I am unsure about which cache I should aim to have an array of constants to exist in when the threads access random elements of the array (irregular access). Currently after a bit of nvvp I have identified a bottleneck as “execution dependency” in a snipit of code that looks like:

#define N 128  // Number of entries in array

__constant__ double foo[N]; // <--- KEY LINE ---|

__global__ void bar(const double *random_uniforms)  // So big it needs main memory.
  int t_id = threadIdx.x + ... ;
  double x = 0.0;

  for (int i = t_id, j=0; i < 1024; j++, i += blockDim.x)
    double u = random_uniforms[i]; // u is in [0, 1).
    double v = foo[(int) (u * N)]; // Each thread accesses a random array element!
    x += fma(v, 0.1, 0.2) // Current execution dependency bottleneck. 
  // Do something with x

int main (...)

The table of constants is very small so fitting it in cache should not be a problem, but I was surprised to see that the fma is the apparent bottleneck due to latency from reading from foo. Based on my understanding of constant arrays the read from cache will be in serial if the threads are not reading the same element. Given I expect almost all the threads in a warp to require different entries of foo, what is the best way to store this? (Entries of foo are not known at compile time, but are populated by the host based on some interim results).
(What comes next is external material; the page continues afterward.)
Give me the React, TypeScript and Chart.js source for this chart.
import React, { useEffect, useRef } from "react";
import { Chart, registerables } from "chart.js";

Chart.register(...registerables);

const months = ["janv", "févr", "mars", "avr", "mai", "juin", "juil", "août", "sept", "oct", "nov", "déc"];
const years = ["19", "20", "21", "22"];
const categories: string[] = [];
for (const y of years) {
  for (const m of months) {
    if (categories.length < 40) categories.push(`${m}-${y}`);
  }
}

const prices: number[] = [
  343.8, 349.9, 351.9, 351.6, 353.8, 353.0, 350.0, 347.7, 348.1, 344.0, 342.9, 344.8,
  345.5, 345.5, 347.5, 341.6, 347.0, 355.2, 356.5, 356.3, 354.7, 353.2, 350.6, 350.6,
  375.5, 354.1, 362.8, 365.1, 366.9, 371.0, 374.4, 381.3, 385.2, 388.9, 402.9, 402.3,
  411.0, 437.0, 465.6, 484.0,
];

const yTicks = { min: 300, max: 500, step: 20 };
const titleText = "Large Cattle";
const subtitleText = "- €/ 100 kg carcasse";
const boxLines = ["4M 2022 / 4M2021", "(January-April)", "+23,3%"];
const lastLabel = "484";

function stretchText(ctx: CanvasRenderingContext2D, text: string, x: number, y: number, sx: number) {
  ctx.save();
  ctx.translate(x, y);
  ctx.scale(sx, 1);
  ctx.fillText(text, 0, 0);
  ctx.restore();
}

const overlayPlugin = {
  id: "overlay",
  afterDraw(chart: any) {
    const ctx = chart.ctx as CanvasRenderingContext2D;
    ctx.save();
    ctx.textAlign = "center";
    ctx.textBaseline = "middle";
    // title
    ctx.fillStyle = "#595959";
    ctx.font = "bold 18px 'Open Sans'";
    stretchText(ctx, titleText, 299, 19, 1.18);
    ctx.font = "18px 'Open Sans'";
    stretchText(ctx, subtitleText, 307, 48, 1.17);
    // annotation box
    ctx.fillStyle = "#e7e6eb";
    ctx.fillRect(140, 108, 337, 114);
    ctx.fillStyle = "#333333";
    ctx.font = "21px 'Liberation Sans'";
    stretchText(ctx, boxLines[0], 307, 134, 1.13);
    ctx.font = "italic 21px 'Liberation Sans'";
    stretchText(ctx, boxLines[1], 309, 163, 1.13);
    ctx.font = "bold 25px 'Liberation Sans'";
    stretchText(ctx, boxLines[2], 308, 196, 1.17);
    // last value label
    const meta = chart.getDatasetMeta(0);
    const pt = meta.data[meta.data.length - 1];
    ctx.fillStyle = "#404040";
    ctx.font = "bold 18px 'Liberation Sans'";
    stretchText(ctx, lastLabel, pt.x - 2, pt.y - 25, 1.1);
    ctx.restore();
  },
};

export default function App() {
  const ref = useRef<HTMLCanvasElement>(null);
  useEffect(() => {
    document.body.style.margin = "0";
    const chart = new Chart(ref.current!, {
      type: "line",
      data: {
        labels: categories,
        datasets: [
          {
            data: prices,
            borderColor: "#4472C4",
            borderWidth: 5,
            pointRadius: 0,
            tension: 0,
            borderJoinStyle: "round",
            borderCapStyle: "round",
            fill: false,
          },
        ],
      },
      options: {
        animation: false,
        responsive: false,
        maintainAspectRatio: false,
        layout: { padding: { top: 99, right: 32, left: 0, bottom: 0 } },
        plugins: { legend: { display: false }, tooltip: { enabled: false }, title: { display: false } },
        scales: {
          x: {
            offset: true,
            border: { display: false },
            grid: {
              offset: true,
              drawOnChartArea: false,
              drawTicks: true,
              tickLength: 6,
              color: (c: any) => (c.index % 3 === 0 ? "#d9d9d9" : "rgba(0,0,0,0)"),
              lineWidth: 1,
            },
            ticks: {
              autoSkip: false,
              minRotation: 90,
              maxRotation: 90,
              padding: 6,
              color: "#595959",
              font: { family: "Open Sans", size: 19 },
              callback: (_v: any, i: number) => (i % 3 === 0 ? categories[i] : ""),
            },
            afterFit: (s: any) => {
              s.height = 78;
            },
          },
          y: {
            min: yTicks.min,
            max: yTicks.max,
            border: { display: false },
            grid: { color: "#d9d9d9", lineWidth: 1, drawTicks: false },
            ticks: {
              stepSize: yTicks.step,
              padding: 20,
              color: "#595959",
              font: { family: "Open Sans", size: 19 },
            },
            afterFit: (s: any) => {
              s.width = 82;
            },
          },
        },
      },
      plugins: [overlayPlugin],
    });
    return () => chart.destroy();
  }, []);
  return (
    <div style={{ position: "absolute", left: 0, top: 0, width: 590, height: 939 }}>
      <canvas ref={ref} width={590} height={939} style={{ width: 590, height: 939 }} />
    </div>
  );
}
Probably read through texture.

Could you elaborate (justify) the benefits/drawbacks?

How would I go about creating a read through texture? (cudaMemcpyToSymbol, cudaFree, etc?)
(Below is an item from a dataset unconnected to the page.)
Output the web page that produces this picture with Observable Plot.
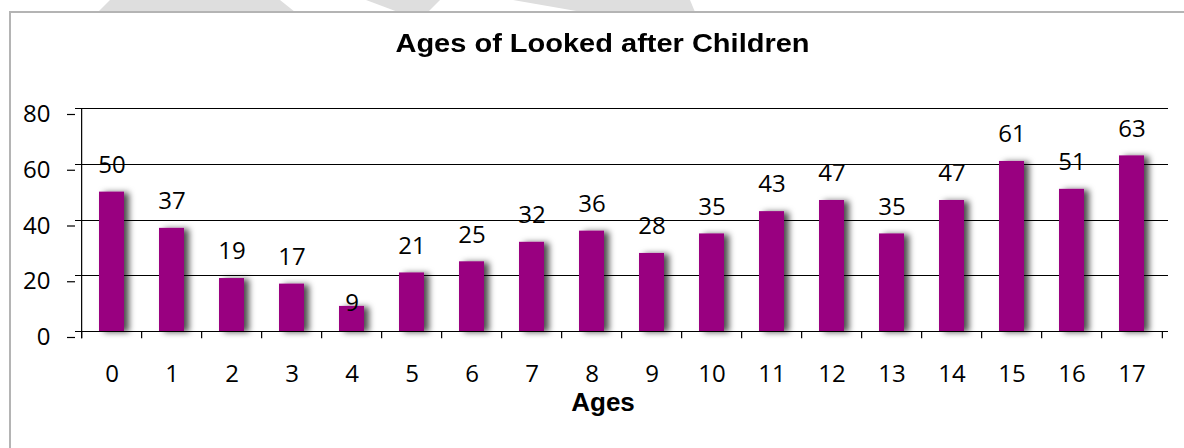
<!DOCTYPE html>
<html>
<head>
<meta charset="utf-8">
<script src="https://cdn.jsdelivr.net/npm/d3@7"></script>
<script src="https://cdn.jsdelivr.net/npm/@observablehq/plot@0.6"></script>
<style>
  html, body { margin: 0; padding: 0; background: #fff; }
  #wrap { position: relative; width: 1184px; height: 448px; overflow: hidden; background: #fff; }
  #deco { position: absolute; left: 0; top: 0; }
  #frame { position: absolute; left: 9px; top: 11px; width: 1300px; height: 600px; border-left: 2px solid #b4b4b4; border-top: 2px solid #b4b4b4; background: #fff; }
  #title { position: relative; height: 70px; box-sizing: border-box; width: 1184px; padding-left: 20px; padding-top: 28px;
           text-align: center; font-family: "Liberation Sans", Arial, sans-serif; font-weight: bold; font-size: 25px; line-height: 30px; color: #000; }
  #title span { display: inline-block; transform: scaleX(1.16); transform-origin: 50% 50%; }
  #chart { position: relative; }
</style>
</head>
<body>
<div id="wrap">
  <svg id="deco" width="1184" height="12">
    <polygon points="110,0 280,0 295,12 98,12" fill="#dedede"/>
    <polygon points="366,0 440,0 428,12 398,12" fill="#dedede"/>
    <polygon points="513,0 690,0 695,12 582,12" fill="#dedede"/>
  </svg>
  <div id="frame"></div>
  <div id="title"><span>Ages of Looked after Children</span></div>
  <div id="chart"></div>
</div>
<script>
const ages = ["0","1","2","3","4","5","6","7","8","9","10","11","12","13","14","15","16","17"];
const counts = [50,37,19,17,9,21,25,32,36,28,35,43,47,35,47,61,51,63];
const yTicks = [0,20,40,60,80];
const xLabel = "Ages";

const data = ages.map((a, i) => ({age: a, count: counts[i]}));

const W = 1184, H = 378, mL = 75, mR = 16, mT = 38, mB = 117;
const step = (W - mL - mR) / ages.length;
const tickU = 2.6; // tick length below axis, in y units

const chart = Plot.plot({
  width: W, height: H,
  marginLeft: mL, marginRight: mR, marginTop: mT, marginBottom: mB,
  style: {fontFamily: "'Open Sans', sans-serif", fontSize: "24px", color: "#000", background: "transparent", overflow: "visible"},
  x: {type: "band", domain: ages, paddingInner: 0.59, paddingOuter: 0.295, align: 0.5, label: null},
  y: {domain: [0, 80], label: null},
  marks: [
    Plot.ruleY(yTicks, {stroke: "#000", strokeWidth: 1, shapeRendering: "crispEdges"}),
    Plot.barY(data, {x: "age", y: "count", fill: "#990080"}),
    Plot.ruleX(ages, {dx: -step / 2, y1: 0, y2: -tickU, stroke: "#000", strokeWidth: 1.2}),
    Plot.ruleX([ages[ages.length - 1]], {dx: step / 2, y1: 0, y2: -tickU, stroke: "#000", strokeWidth: 1.2}),
    Plot.ruleX([ages[0]], {dx: -step / 2, y1: -tickU, y2: 80, stroke: "#000", strokeWidth: 1.2}),
    Plot.text(data, {x: "age", y: "count", text: d => String(d.count), dy: -27, filter: d => d.count >= 10, fill: "#000", fontSize: 24}),
    Plot.text(data, {x: "age", y: "count", text: d => String(d.count), dy: -3, filter: d => d.count < 10, fill: "#000", fontSize: 24}),
    Plot.axisY({ticks: yTicks, tickSize: 8, tickPadding: 17, dy: 6, label: null, fontSize: 24, strokeWidth: 1.2}),
    Plot.axisX({tickSize: 0, tickPadding: 33, label: null, fontSize: 24}),
    Plot.text([xLabel], {frameAnchor: "bottom", dx: -19, dy: 79, text: d => d, fontWeight: "bold", fontFamily: "'Liberation Sans', Arial, sans-serif", fontSize: 26, fill: "#000"})
  ]
});

const ns = "http://www.w3.org/2000/svg";
const defs = document.createElementNS(ns, "defs");
defs.innerHTML = '<filter id="barShadow" x="-50%" y="-20%" width="220%" height="140%"><feDropShadow dx="5" dy="1" stdDeviation="3" flood-color="#000" flood-opacity="0.7"/></filter>';
chart.prepend(defs);
const barG = chart.querySelector('g[aria-label="bar"]');
if (barG) barG.setAttribute("filter", "url(#barShadow)");

document.getElementById("chart").appendChild(chart);
</script>
</body>
</html>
reading through texture is demonstrated in a variety of CUDA sample codes.

I suggest you just try it. Any justification I would offer would be hand-waving at best. It’s not difficult to implement. It’s OK if you don’t believe me or don’t want to try it.
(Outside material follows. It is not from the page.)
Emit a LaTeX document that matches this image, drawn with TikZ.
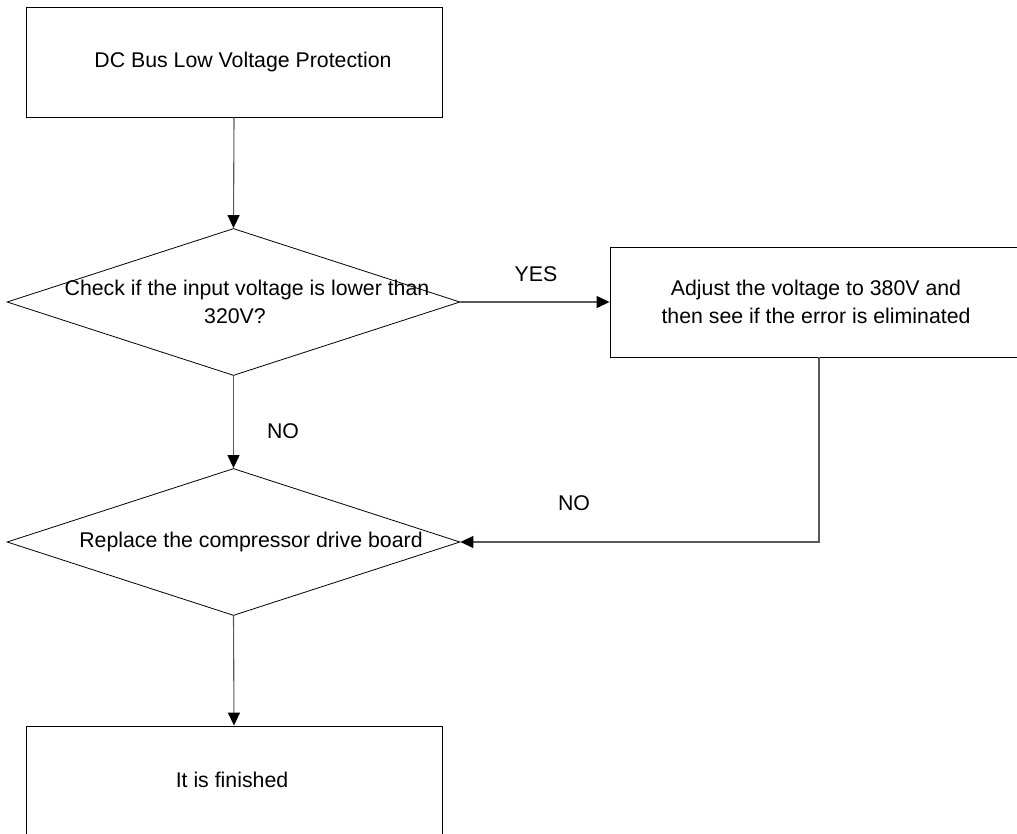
\documentclass[tikz,border=0pt]{standalone}
\usepackage{fontspec}
\setmainfont{Liberation Sans}
\usetikzlibrary{arrows.meta,shapes.geometric}
\begin{document}
\begin{tikzpicture}[x=1pt,y=-1pt,
  every node/.style={font=\fontsize{21.3}{28}\selectfont, text=black},
  procbox/.style={draw=black, line width=0.9pt, rectangle, inner sep=0pt},
  decision/.style={draw=black, line width=0.8pt, diamond, inner sep=0pt,
    minimum width=453pt, minimum height=147pt, shape aspect=3.08},
  flow/.style={draw=black!65, line width=1.1pt,
    -{Triangle[length=13pt,width=12pt,fill=black,color=black]}},
  lbl/.style={inner sep=0pt}
]
\useasboundingbox (0,0) rectangle (1017,834);
\clip (0,0) rectangle (1017,834);

% process boxes
\node[procbox, minimum width=416pt, minimum height=110pt] (start) at (234,62) {};
\node[lbl] at (243,62) {DC Bus Low Voltage Protection};

\node[procbox, minimum width=418pt, minimum height=110pt] (adjust) at (819,302) {};
\node[lbl, align=center] at (816,302) {Adjust the voltage to 380V and\\then see if the error is eliminated};

\node[procbox, minimum width=416pt, minimum height=130pt] (done) at (234,791) {};
\node[lbl] at (232,780) {It is finished};

% decisions
\node[decision] (check) at (233.5,302) {};
\node[lbl, align=center] at (247,302) {Check if the input voltage is lower than\\320V?\hspace*{24pt}};

\node[decision] (replace) at (233.5,542) {};
\node[lbl] at (251,542) {Replace the compressor drive board};

% connectors
\draw[flow] (start.south) -- (check.north);
\draw[flow] (check.east) -- (adjust.west);
\draw[flow] (check.south) -- (replace.north);
\draw[flow] (adjust.south) |- (replace.east);
\draw[flow] (replace.south) -- (done.north);

% branch labels
\node[lbl] at (536,274) {YES};
\node[lbl] at (283,431) {NO};
\node[lbl] at (574,503) {NO};
\end{tikzpicture}
\end{document}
There are plenty of discussions of texture cache usage if you care to look. Google is your friend. For instance I googled “cuda texture cache benefits” and I got this:


as the first hit. Not only does it do a better job than I would of describing it, it offers implementation help as well.

Maybe others will chime in with their suggestions or help.

More context would seem helpful. If foo is constant and random_uniform is precomputed, why is it not possible to push back the mapping to the point where random_uniform is being created right now? Instead of random_uniform you would then pass in foo_of_random_uniform, and use v = foo_of_random_uniform[i], i.e. regular access across the threads.

Textures can help if the access pattern is irregular but still has reasonable locality. Whether it helps here I would not be able to predict, the profiler will tell you. You can bind textures to existing allocations. The CUDA docs and example apps provide sufficient coverage of how to use textures.

To try and give a bit more context. This is for a Monte Carlo simulation. I use cuRand to populate the main memory with random uniforms. I then need to see which entry in the foo array these most closely map to (this might later be changed to a random integer generator and avoid the conversion, but I expect I need that for the meanwhile for a MLMC application). A second reason is that I have several blocks all processing the same uniforms. A slightly truer to life code snippet would read:

double u = random_uniforms[i]; // u is in [0, 1).
u = baz(u, blockIdx.x);  // Randomise/scramble the uniforms 
double v = foo[(int) (u * N)]; // Each thread accesses a random array element!

where each block performs a unique randomisation baz() of the same underlying uniforms (think Quasi Monte Carlo).